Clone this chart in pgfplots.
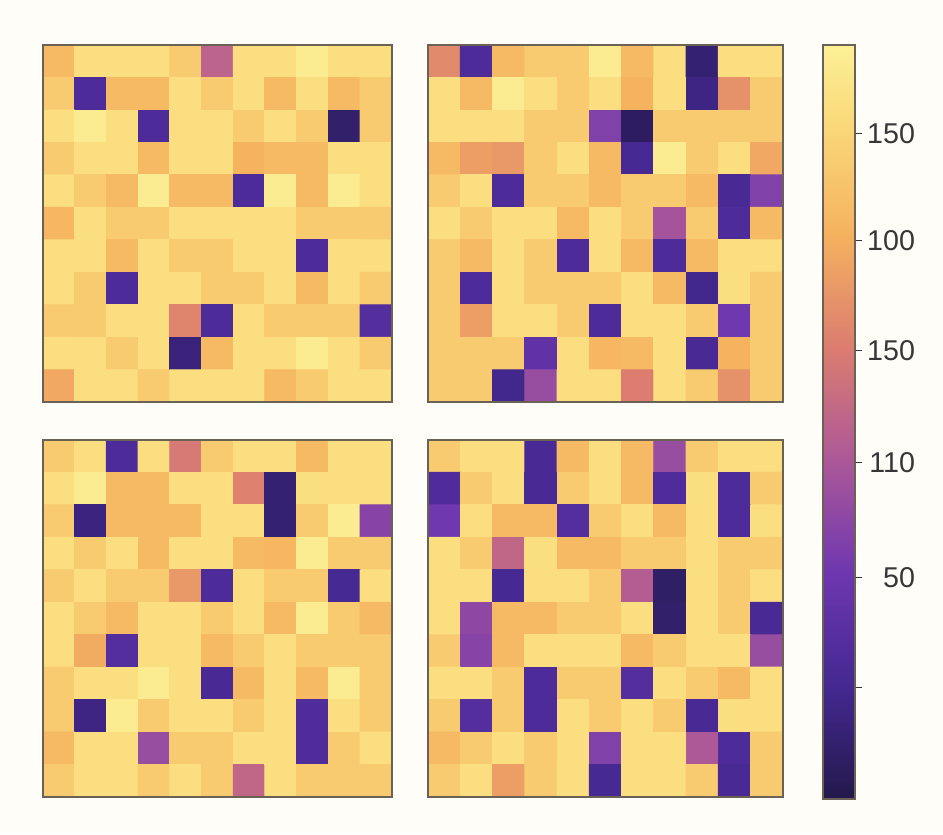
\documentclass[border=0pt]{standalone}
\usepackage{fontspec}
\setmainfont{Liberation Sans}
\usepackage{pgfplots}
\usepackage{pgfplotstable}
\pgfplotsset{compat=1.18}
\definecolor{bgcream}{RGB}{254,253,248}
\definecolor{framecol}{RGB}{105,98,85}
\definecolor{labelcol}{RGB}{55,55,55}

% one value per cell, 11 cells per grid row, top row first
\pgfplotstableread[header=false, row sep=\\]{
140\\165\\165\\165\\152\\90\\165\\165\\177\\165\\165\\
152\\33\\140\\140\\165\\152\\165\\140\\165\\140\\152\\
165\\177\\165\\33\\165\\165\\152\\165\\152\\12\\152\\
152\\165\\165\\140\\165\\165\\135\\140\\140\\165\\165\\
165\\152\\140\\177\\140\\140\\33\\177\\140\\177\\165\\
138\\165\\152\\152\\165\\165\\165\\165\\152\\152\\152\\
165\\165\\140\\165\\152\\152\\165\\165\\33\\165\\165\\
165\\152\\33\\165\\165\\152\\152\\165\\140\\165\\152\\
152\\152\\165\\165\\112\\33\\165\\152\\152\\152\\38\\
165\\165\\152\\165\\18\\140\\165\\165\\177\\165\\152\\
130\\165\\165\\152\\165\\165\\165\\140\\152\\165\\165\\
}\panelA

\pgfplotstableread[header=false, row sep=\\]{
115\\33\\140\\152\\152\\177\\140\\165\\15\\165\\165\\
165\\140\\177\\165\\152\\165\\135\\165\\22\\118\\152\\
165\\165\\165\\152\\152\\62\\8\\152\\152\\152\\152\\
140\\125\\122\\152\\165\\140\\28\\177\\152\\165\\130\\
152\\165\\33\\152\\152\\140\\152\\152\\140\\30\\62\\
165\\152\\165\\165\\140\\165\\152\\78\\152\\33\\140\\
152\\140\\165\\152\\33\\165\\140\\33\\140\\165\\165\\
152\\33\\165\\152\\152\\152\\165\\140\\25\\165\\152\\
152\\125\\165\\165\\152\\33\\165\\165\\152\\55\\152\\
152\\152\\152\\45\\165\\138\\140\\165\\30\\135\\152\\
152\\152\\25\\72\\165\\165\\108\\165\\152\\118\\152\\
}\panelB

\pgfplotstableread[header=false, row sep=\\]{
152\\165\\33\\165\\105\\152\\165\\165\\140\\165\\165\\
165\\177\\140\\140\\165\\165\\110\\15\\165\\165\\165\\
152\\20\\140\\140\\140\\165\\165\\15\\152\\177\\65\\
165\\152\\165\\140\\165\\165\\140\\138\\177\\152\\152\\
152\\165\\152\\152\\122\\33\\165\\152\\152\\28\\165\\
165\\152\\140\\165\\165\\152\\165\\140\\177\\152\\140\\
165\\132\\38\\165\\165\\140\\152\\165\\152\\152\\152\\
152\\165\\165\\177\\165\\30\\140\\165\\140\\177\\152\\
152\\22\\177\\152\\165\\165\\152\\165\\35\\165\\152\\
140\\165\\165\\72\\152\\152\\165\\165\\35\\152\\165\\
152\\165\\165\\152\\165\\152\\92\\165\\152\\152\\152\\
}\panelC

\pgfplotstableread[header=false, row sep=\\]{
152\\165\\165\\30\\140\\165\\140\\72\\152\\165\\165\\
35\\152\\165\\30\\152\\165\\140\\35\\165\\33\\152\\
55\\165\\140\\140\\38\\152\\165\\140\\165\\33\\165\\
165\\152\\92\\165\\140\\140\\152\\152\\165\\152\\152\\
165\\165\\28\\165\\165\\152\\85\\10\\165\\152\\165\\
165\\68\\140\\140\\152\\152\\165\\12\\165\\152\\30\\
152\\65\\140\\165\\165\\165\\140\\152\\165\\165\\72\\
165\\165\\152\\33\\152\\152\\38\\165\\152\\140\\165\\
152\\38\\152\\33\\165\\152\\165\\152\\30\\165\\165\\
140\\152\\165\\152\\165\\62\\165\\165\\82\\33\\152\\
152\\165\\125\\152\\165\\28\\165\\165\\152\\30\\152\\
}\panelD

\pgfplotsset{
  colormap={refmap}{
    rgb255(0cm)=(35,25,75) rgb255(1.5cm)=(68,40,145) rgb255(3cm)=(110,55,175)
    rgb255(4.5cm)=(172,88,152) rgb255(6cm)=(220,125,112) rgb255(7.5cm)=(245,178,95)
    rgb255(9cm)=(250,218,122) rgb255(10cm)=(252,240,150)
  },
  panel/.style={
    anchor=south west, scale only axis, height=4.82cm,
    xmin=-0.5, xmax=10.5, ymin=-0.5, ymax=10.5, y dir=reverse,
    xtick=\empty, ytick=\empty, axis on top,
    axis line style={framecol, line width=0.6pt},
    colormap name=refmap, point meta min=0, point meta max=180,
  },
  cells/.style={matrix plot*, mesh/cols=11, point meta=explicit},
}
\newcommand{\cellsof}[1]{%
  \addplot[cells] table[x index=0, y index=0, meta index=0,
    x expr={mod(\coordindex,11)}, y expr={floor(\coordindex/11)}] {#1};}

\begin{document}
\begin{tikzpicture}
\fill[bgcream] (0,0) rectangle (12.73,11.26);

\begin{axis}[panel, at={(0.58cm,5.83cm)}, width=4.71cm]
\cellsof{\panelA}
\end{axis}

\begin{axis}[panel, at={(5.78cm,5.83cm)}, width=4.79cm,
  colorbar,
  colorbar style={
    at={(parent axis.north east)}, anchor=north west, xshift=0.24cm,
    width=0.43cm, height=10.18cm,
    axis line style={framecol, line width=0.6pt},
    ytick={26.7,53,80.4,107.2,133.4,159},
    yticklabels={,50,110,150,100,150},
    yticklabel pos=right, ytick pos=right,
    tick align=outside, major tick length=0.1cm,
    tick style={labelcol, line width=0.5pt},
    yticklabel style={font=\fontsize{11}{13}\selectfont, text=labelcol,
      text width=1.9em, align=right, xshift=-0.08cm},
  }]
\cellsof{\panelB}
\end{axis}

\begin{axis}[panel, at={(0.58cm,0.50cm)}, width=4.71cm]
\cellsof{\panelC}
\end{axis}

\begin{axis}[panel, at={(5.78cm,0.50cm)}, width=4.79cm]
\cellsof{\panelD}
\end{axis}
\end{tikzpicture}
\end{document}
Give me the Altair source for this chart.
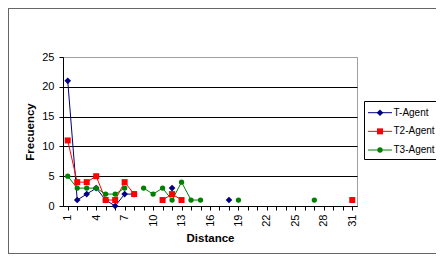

****************

Work to do:
Reproduce each entry precisely. Leave the pictures out.

The reply:
Clone this chart in pgfplots.
\documentclass[border=0pt]{standalone}
\usepackage{fontspec}
\setmainfont{Liberation Sans}
\usepackage{pgfplots}
\usepackage{pgfplotstable}
\pgfplotsset{compat=1.18}
\definecolor{bgcream}{RGB}{254,253,248}
\definecolor{framecol}{RGB}{105,98,85}
\definecolor{labelcol}{RGB}{55,55,55}

% one value per cell, 11 cells per grid row, top row first
\pgfplotstableread[header=false, row sep=\\]{
140\\165\\165\\165\\152\\90\\165\\165\\177\\165\\165\\
152\\33\\140\\140\\165\\152\\165\\140\\165\\140\\152\\
165\\177\\165\\33\\165\\165\\152\\165\\152\\12\\152\\
152\\165\\165\\140\\165\\165\\135\\140\\140\\165\\165\\
165\\152\\140\\177\\140\\140\\33\\177\\140\\177\\165\\
138\\165\\152\\152\\165\\165\\165\\165\\152\\152\\152\\
165\\165\\140\\165\\152\\152\\165\\165\\33\\165\\165\\
165\\152\\33\\165\\165\\152\\152\\165\\140\\165\\152\\
152\\152\\165\\165\\112\\33\\165\\152\\152\\152\\38\\
165\\165\\152\\165\\18\\140\\165\\165\\177\\165\\152\\
130\\165\\165\\152\\165\\165\\165\\140\\152\\165\\165\\
}\panelA

\pgfplotstableread[header=false, row sep=\\]{
115\\33\\140\\152\\152\\177\\140\\165\\15\\165\\165\\
165\\140\\177\\165\\152\\165\\135\\165\\22\\118\\152\\
165\\165\\165\\152\\152\\62\\8\\152\\152\\152\\152\\
140\\125\\122\\152\\165\\140\\28\\177\\152\\165\\130\\
152\\165\\33\\152\\152\\140\\152\\152\\140\\30\\62\\
165\\152\\165\\165\\140\\165\\152\\78\\152\\33\\140\\
152\\140\\165\\152\\33\\165\\140\\33\\140\\165\\165\\
152\\33\\165\\152\\152\\152\\165\\140\\25\\165\\152\\
152\\125\\165\\165\\152\\33\\165\\165\\152\\55\\152\\
152\\152\\152\\45\\165\\138\\140\\165\\30\\135\\152\\
152\\152\\25\\72\\165\\165\\108\\165\\152\\118\\152\\
}\panelB

\pgfplotstableread[header=false, row sep=\\]{
152\\165\\33\\165\\105\\152\\165\\165\\140\\165\\165\\
165\\177\\140\\140\\165\\165\\110\\15\\165\\165\\165\\
152\\20\\140\\140\\140\\165\\165\\15\\152\\177\\65\\
165\\152\\165\\140\\165\\165\\140\\138\\177\\152\\152\\
152\\165\\152\\152\\122\\33\\165\\152\\152\\28\\165\\
165\\152\\140\\165\\165\\152\\165\\140\\177\\152\\140\\
165\\132\\38\\165\\165\\140\\152\\165\\152\\152\\152\\
152\\165\\165\\177\\165\\30\\140\\165\\140\\177\\152\\
152\\22\\177\\152\\165\\165\\152\\165\\35\\165\\152\\
140\\165\\165\\72\\152\\152\\165\\165\\35\\152\\165\\
152\\165\\165\\152\\165\\152\\92\\165\\152\\152\\152\\
}\panelC

\pgfplotstableread[header=false, row sep=\\]{
152\\165\\165\\30\\140\\165\\140\\72\\152\\165\\165\\
35\\152\\165\\30\\152\\165\\140\\35\\165\\33\\152\\
55\\165\\140\\140\\38\\152\\165\\140\\165\\33\\165\\
165\\152\\92\\165\\140\\140\\152\\152\\165\\152\\152\\
165\\165\\28\\165\\165\\152\\85\\10\\165\\152\\165\\
165\\68\\140\\140\\152\\152\\165\\12\\165\\152\\30\\
152\\65\\140\\165\\165\\165\\140\\152\\165\\165\\72\\
165\\165\\152\\33\\152\\152\\38\\165\\152\\140\\165\\
152\\38\\152\\33\\165\\152\\165\\152\\30\\165\\165\\
140\\152\\165\\152\\165\\62\\165\\165\\82\\33\\152\\
152\\165\\125\\152\\165\\28\\165\\165\\152\\30\\152\\
}\panelD

\pgfplotsset{
  colormap={refmap}{
    rgb255(0cm)=(35,25,75) rgb255(1.5cm)=(68,40,145) rgb255(3cm)=(110,55,175)
    rgb255(4.5cm)=(172,88,152) rgb255(6cm)=(220,125,112) rgb255(7.5cm)=(245,178,95)
    rgb255(9cm)=(250,218,122) rgb255(10cm)=(252,240,150)
  },
  panel/.style={
    anchor=south west, scale only axis, height=4.82cm,
    xmin=-0.5, xmax=10.5, ymin=-0.5, ymax=10.5, y dir=reverse,
    xtick=\empty, ytick=\empty, axis on top,
    axis line style={framecol, line width=0.6pt},
    colormap name=refmap, point meta min=0, point meta max=180,
  },
  cells/.style={matrix plot*, mesh/cols=11, point meta=explicit},
}
\newcommand{\cellsof}[1]{%
  \addplot[cells] table[x index=0, y index=0, meta index=0,
    x expr={mod(\coordindex,11)}, y expr={floor(\coordindex/11)}] {#1};}

\begin{document}
\begin{tikzpicture}
\fill[bgcream] (0,0) rectangle (12.73,11.26);

\begin{axis}[panel, at={(0.58cm,5.83cm)}, width=4.71cm]
\cellsof{\panelA}
\end{axis}

\begin{axis}[panel, at={(5.78cm,5.83cm)}, width=4.79cm,
  colorbar,
  colorbar style={
    at={(parent axis.north east)}, anchor=north west, xshift=0.24cm,
    width=0.43cm, height=10.18cm,
    axis line style={framecol, line width=0.6pt},
    ytick={26.7,53,80.4,107.2,133.4,159},
    yticklabels={,50,110,150,100,150},
    yticklabel pos=right, ytick pos=right,
    tick align=outside, major tick length=0.1cm,
    tick style={labelcol, line width=0.5pt},
    yticklabel style={font=\fontsize{11}{13}\selectfont, text=labelcol,
      text width=1.9em, align=right, xshift=-0.08cm},
  }]
\cellsof{\panelB}
\end{axis}

\begin{axis}[panel, at={(0.58cm,0.50cm)}, width=4.71cm]
\cellsof{\panelC}
\end{axis}

\begin{axis}[panel, at={(5.78cm,0.50cm)}, width=4.79cm]
\cellsof{\panelD}
\end{axis}
\end{tikzpicture}
\end{document}
Give me the Altair source for this chart.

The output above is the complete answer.